The task >>
Transcribe every line from the top down to the line with "import seaborn as sns", both ends included, but not the pictures.
---
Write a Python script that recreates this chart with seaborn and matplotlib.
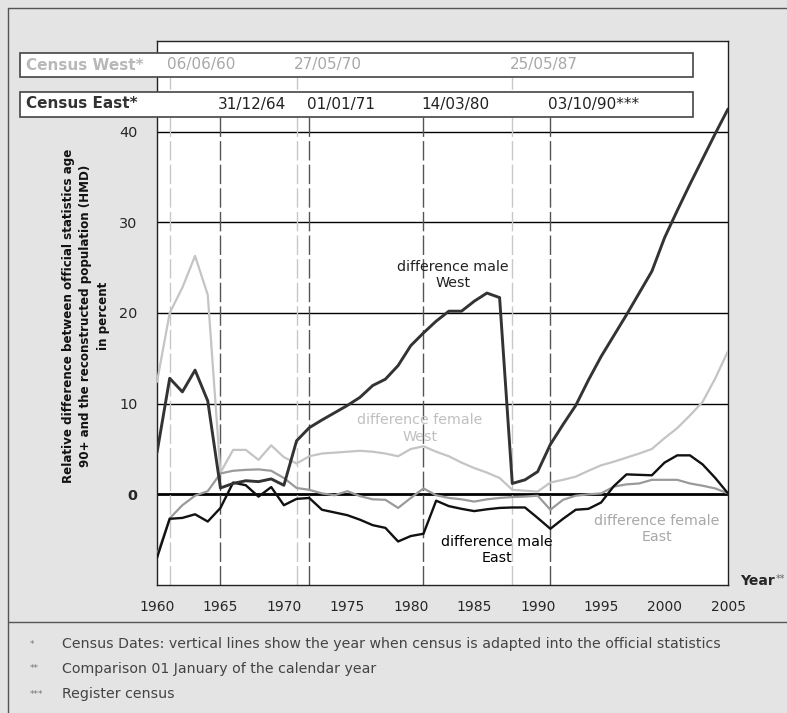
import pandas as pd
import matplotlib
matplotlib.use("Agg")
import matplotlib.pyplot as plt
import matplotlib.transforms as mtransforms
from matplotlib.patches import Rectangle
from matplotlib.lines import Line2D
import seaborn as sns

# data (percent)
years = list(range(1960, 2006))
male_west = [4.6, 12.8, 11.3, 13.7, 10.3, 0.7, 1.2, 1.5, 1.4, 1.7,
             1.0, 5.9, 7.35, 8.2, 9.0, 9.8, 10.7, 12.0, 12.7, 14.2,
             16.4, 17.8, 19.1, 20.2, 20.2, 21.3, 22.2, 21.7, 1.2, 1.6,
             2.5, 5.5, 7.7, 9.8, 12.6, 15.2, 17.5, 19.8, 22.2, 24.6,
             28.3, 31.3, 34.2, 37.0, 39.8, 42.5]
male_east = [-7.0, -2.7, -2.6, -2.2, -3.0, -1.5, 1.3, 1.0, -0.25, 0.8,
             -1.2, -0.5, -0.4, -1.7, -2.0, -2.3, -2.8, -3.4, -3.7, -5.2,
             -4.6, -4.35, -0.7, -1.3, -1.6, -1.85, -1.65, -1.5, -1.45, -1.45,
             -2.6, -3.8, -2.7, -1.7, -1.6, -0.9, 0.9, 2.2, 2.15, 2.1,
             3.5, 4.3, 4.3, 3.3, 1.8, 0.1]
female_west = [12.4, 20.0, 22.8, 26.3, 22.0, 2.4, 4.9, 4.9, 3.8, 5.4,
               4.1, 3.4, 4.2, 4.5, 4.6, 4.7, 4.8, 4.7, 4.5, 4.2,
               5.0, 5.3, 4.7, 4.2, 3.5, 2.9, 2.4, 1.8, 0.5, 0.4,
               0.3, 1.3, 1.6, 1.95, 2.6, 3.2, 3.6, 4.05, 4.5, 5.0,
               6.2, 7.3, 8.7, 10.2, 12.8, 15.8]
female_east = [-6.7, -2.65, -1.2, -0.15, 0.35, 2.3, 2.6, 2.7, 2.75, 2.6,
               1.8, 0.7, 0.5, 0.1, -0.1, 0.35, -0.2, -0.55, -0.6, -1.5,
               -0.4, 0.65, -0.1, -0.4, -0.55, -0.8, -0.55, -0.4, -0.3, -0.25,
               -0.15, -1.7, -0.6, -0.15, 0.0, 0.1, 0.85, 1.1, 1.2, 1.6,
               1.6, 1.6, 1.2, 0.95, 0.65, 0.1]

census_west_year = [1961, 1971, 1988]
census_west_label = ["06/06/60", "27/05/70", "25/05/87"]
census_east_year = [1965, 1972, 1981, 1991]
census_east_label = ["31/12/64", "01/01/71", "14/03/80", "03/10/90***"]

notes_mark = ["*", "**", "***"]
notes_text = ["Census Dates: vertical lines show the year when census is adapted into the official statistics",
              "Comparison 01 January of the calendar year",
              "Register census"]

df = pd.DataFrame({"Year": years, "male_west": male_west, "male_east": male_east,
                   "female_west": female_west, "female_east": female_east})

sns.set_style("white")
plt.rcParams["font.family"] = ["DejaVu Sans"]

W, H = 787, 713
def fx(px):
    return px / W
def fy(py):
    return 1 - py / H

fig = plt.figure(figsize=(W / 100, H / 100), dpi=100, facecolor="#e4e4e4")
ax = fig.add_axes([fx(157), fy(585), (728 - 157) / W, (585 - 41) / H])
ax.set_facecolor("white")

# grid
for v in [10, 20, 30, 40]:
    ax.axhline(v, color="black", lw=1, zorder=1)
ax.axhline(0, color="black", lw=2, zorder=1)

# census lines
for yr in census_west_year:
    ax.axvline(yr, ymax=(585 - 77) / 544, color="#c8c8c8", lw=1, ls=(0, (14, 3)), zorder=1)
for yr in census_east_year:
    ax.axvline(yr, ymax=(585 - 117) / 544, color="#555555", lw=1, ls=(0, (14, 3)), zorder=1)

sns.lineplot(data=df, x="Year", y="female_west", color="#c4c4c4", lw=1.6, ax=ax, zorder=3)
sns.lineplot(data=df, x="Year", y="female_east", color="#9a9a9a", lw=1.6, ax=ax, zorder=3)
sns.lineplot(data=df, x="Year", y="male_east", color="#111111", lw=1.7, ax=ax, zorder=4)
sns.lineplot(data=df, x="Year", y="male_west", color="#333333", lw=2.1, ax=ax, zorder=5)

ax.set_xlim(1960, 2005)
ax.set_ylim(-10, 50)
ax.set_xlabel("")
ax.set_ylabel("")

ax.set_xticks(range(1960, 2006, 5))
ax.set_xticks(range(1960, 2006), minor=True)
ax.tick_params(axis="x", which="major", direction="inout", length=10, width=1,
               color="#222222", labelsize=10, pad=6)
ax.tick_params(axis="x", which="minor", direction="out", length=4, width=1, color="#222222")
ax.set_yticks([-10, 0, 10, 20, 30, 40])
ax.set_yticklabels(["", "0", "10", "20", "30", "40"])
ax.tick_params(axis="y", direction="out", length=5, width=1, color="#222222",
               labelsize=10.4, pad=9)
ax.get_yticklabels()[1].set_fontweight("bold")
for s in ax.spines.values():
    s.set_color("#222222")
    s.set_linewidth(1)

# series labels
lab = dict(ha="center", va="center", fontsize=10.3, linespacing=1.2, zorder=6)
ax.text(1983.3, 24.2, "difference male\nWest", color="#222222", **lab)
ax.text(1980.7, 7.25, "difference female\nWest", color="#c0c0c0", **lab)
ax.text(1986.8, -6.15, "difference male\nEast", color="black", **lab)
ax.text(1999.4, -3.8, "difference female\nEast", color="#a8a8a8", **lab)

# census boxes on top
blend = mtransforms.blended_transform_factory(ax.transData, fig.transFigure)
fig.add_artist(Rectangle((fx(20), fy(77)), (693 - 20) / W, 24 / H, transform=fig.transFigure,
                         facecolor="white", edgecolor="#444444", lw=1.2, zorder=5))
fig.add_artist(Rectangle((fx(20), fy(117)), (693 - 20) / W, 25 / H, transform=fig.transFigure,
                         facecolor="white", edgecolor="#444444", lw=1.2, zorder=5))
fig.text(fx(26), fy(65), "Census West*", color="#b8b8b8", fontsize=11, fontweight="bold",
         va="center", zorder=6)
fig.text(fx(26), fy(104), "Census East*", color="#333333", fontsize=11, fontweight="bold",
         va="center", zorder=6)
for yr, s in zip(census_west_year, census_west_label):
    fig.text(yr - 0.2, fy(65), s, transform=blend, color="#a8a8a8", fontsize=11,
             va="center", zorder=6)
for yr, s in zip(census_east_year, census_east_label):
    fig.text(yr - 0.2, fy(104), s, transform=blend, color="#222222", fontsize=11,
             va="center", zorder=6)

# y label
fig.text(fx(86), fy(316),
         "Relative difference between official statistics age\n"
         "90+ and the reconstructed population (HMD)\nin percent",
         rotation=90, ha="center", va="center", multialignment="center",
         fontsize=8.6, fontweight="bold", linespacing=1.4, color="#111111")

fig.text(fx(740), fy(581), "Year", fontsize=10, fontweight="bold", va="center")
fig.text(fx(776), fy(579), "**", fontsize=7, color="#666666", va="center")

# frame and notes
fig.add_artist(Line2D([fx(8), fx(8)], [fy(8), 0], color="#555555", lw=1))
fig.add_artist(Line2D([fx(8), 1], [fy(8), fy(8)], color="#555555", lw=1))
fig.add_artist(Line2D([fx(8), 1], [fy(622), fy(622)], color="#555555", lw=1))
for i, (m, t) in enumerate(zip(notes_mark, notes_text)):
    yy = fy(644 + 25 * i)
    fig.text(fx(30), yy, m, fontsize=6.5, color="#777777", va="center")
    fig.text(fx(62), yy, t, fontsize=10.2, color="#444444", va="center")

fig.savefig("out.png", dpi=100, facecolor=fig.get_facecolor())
---
Task solution >>
Write a Python script that recreates this chart with seaborn and matplotlib.
import pandas as pd
import matplotlib
matplotlib.use("Agg")
import matplotlib.pyplot as plt
import matplotlib.transforms as mtransforms
from matplotlib.patches import Rectangle
from matplotlib.lines import Line2D
import seaborn as sns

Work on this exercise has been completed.